**DATASET:**
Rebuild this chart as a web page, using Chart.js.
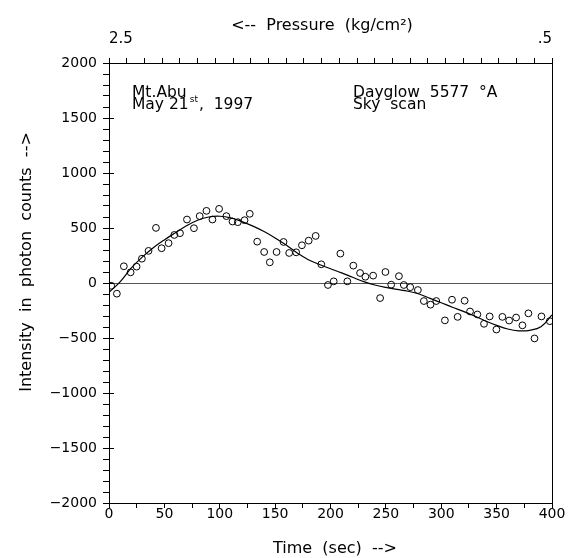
<!DOCTYPE html>
<html>
<head>
<meta charset="utf-8">
<script src="https://cdn.jsdelivr.net/npm/chart.js@4.4.1/dist/chart.umd.min.js"></script>
<style>
html,body{margin:0;padding:0;background:#fff;}
canvas{display:block;}
</style>
</head>
<body>
<canvas id="c" width="568" height="558"></canvas>
<script>
// Observed sky-scan intensity (time in sec, photon counts)
const timeSec = [2.0,7.1,13.4,19.5,24.9,29.7,35.7,42.4,47.5,53.8,59.0,64.1,70.4,76.7,81.9,88.0,93.4,99.4,106.0,111.5,116.3,122.4,127.1,133.8,140.1,145.2,151.3,157.6,162.7,169.0,174.2,180.3,186.6,191.7,197.7,202.9,208.9,215.2,220.6,226.7,231.5,238.5,244.8,249.6,254.8,261.8,266.2,272.0,278.9,284.3,290.3,295.5,303.3,309.7,314.8,321.1,326.0,332.6,338.6,343.7,349.8,355.2,361.3,367.6,373.3,378.7,384.2,390.5,398.0];
const counts  = [-25,-97,152,97,149,221,292,501,316,362,437,453,577,498,608,656,577,674,608,559,553,571,629,376,282,188,282,373,273,279,343,385,428,170,-18,15,267,15,158,91,57,67,-137,100,-15,62,-18,-38,-64,-164,-197,-164,-340,-152,-308,-161,-259,-286,-371,-304,-423,-308,-341,-314,-385,-276,-504,-304,-347];

// Fitted curve
const fitTime   = [0,10,20,30,40,50,60,70,80,90,100,110,120,130,140,150,160,170,180,190,200,210,220,230,240,250,260,270,280,290,300,310,320,330,340,350,360,370,380,390,400];
const fitCounts = [-85,10,135,235,320,392,457,520,570,600,607,592,558,517,468,410,345,272,212,168,130,92,52,12,-18,-40,-58,-75,-100,-140,-180,-220,-258,-300,-345,-385,-418,-435,-430,-398,-290];

// Axis ticks / labels
const yLabelStep = 500;
const xLabelStep = 50;
const topTickStep = 16;
const pressureLabels = ['2.5', '.5'];

const FONT = '"DejaVu Sans", "Liberation Sans", sans-serif';

const extras = {
  id: 'extras',
  afterDraw(chart) {
    const ctx = chart.ctx;
    const area = chart.chartArea;
    const ys = chart.scales.y;
    ctx.save();
    // inner part of major y ticks
    ctx.strokeStyle = '#000';
    ctx.lineWidth = 1;
    for (let v = -2000; v <= 2000; v += yLabelStep) {
      const py = Math.round(ys.getPixelForValue(v)) + 0.5;
      ctx.beginPath();
      ctx.moveTo(area.left, py);
      ctx.lineTo(area.left + 5, py);
      ctx.stroke();
    }
    ctx.fillStyle = '#000';
    ctx.textBaseline = 'alphabetic';
    // top title
    ctx.font = '16px ' + FONT;
    ctx.textAlign = 'center';
    ctx.fillText('<--  Pressure  (kg/cm²)', 322, 30);
    // bottom title
    ctx.fillText('Time  (sec)  -->', 335, 553);
    // y title
    ctx.save();
    ctx.translate(31, 262);
    ctx.rotate(-Math.PI / 2);
    ctx.fillText('Intensity  in  photon  counts  -->', 0, 0);
    ctx.restore();
    // annotations
    ctx.textAlign = 'left';
    ctx.font = '15.5px ' + FONT;
    ctx.fillText('Mt.Abu', 132, 97);
    let x = 132;
    const s1 = 'May 21';
    ctx.fillText(s1, x, 108.5);
    x += ctx.measureText(s1).width + 1;
    ctx.font = '9px ' + FONT;
    ctx.fillText('st', x, 102);
    x += ctx.measureText('st').width + 1;
    ctx.font = '15.5px ' + FONT;
    ctx.fillText(',  1997', x, 108.5);
    ctx.fillText('Dayglow  5577  °A', 353, 97);
    ctx.fillText('Sky  scan', 353, 108.5);
    ctx.restore();
  }
};

const tickFont = { family: FONT, size: 14 };

new Chart(document.getElementById('c'), {
  type: 'scatter',
  data: {
    datasets: [
      {
        label: 'fit',
        data: fitTime.map((t, i) => ({ x: t, y: fitCounts[i] })),
        showLine: true,
        borderColor: '#000',
        borderWidth: 1.2,
        pointRadius: 0,
        tension: 0.4,
        fill: false,
        order: 2
      },
      {
        label: 'observed',
        data: timeSec.map((t, i) => ({ x: t, y: counts[i] })),
        showLine: false,
        pointRadius: 3.4,
        pointBorderWidth: 1,
        borderColor: '#000',
        backgroundColor: 'rgba(0,0,0,0)',
        order: 1
      }
    ]
  },
  options: {
    responsive: false,
    animation: false,
    devicePixelRatio: 1,
    layout: { padding: { left: 0, right: 16, top: 0, bottom: 0 } },
    plugins: { legend: { display: false }, tooltip: { enabled: false } },
    scales: {
      x: {
        type: 'linear', position: 'bottom', min: 0, max: 400,
        afterFit: s => { s.height = 55; },
        ticks: {
          stepSize: 25, autoSkip: false, maxRotation: 0, minRotation: 0,
          font: tickFont, color: '#000', padding: -2,
          callback: v => (v % xLabelStep === 0 ? String(v) : '')
        },
        grid: { drawOnChartArea: false, drawTicks: true, tickLength: 5, tickColor: '#000' },
        border: { display: true, color: '#000', width: 1 }
      },
      x2: {
        type: 'linear', position: 'top', min: 0, max: 400,
        afterFit: s => { s.height = 63; },
        ticks: {
          stepSize: topTickStep, autoSkip: false, maxRotation: 0, minRotation: 0, align: 'inner',
          font: { family: FONT, size: 15 }, color: '#000', padding: 10,
          callback: v => (v === 0 ? pressureLabels[0] : (v === 400 ? pressureLabels[1] : ''))
        },
        grid: { drawOnChartArea: false, drawTicks: true, tickLength: 5, tickColor: '#000' },
        border: { display: true, color: '#000', width: 1 }
      },
      y: {
        type: 'linear', position: 'left', min: -2000, max: 2000,
        afterFit: s => { s.width = 109; },
        ticks: {
          stepSize: 100, autoSkip: false, font: tickFont, color: '#000', padding: 6,
          callback: v => (v % yLabelStep === 0 ? String(v).replace('-', '\u2212') : '')
        },
        grid: {
          drawOnChartArea: true, drawTicks: true, tickLength: 6, tickColor: '#000',
          color: c => (c.tick && c.tick.value === 0 ? '#555' : 'rgba(0,0,0,0)'),
          lineWidth: 1
        },
        border: { display: true, color: '#000', width: 1 }
      },
      yR: {
        type: 'linear', position: 'right', min: -2000, max: 2000,
        afterFit: s => { s.width = 0; },
        ticks: { display: false },
        grid: { drawOnChartArea: false, drawTicks: false },
        border: { display: true, color: '#000', width: 1 }
      }
    }
  },
  plugins: [extras]
});
</script>
</body>
</html>
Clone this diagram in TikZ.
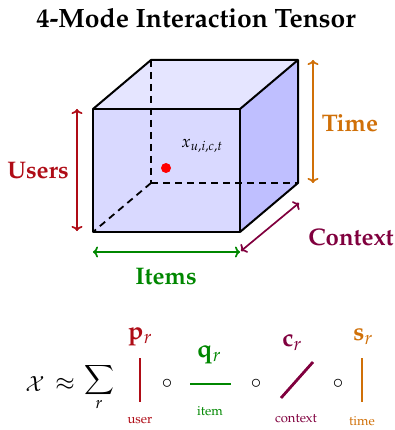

**WORK INSTRUCTIONS:** Find the word "this" in the records and pull out each line that has it.

**WRITTEN RESPONSE:**
Rebuild this chart as a web page, using Chart.js.
Clone this diagram in TikZ.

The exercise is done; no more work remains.